Kit Reed


Kit Reed, born Lillian Hyde Craig or Lilian Craig Reed, was an American author of both speculative fiction and literary fiction, as well as psychological thrillers under the pseudonym Kit Craig.

Biography

Reed was born Lillian Hyde Craig on June 7, 1932, in San Diego, California. She was a daughter of schoolteacher Lillian Hyde and US Naval officer John R. Craig. She was nicknamed "Kitten" at an early age. Her father would command the submarine USS Grampus, which was lost with all hands early in 1943, probably sunk by the Japanese. "By 12, she had written a series of books about a stand-up bunny rabbit. At the College of Notre Dame of Maryland, nuns let her write short stories instead of a research paper for her senior thesis, allowing her to avoid the research she hated."
She legally changed her name to Kit Reed. Her first short story, "The Wait", was published by Anthony Boucher in The Magazine of Fantasy & Science Fiction.
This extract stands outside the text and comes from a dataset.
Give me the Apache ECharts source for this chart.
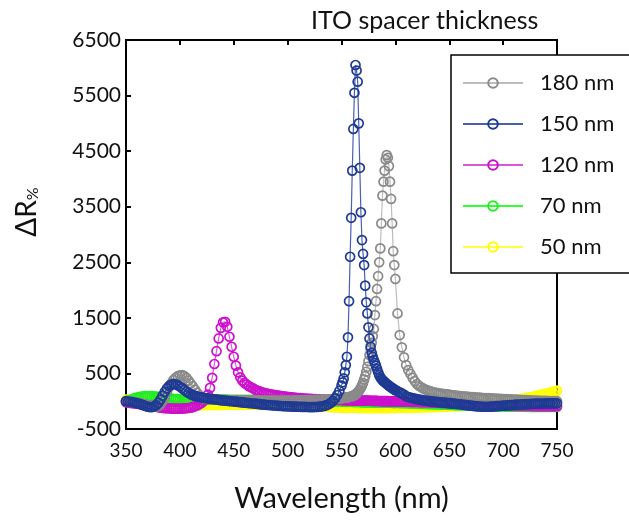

She is a Guggenheim Fellow and recipient of a five-year grant literary from the Abraham Woursell Foundation.
The New York Times Book Review said about her short fiction in 2006: "Reed has a prose style that's pure dry ice, displayed in dystopian stories that specialize in bitterness and dislocation." The Wall Street Journal said: "The title of Kit Reed's selection of her own short stories, The Story Until Now, reminds us that although she has been writing award-winning fiction for some 50 years, she's still accelerating. The scope of these 35 stories is immense, their variety unmatched."
Her stories appeared in venues ranging from The Magazine of Fantasy & Science Fiction to The Yale Review and The Kenyon Review, and are widely anthologized. Many of her stories are published as feminist science fiction and she was nominated for the James Tiptree Jr. Award three times. In 2005 her novel, Thinner Than Thou, was given the Alex Award by the Young Adult Library Services Association, a division of the American Library Association. She was Resident Writer at Wesleyan University.
Reed died on September 24, 2017, at age 85, after being diagnosed with an inoperable brain tumor.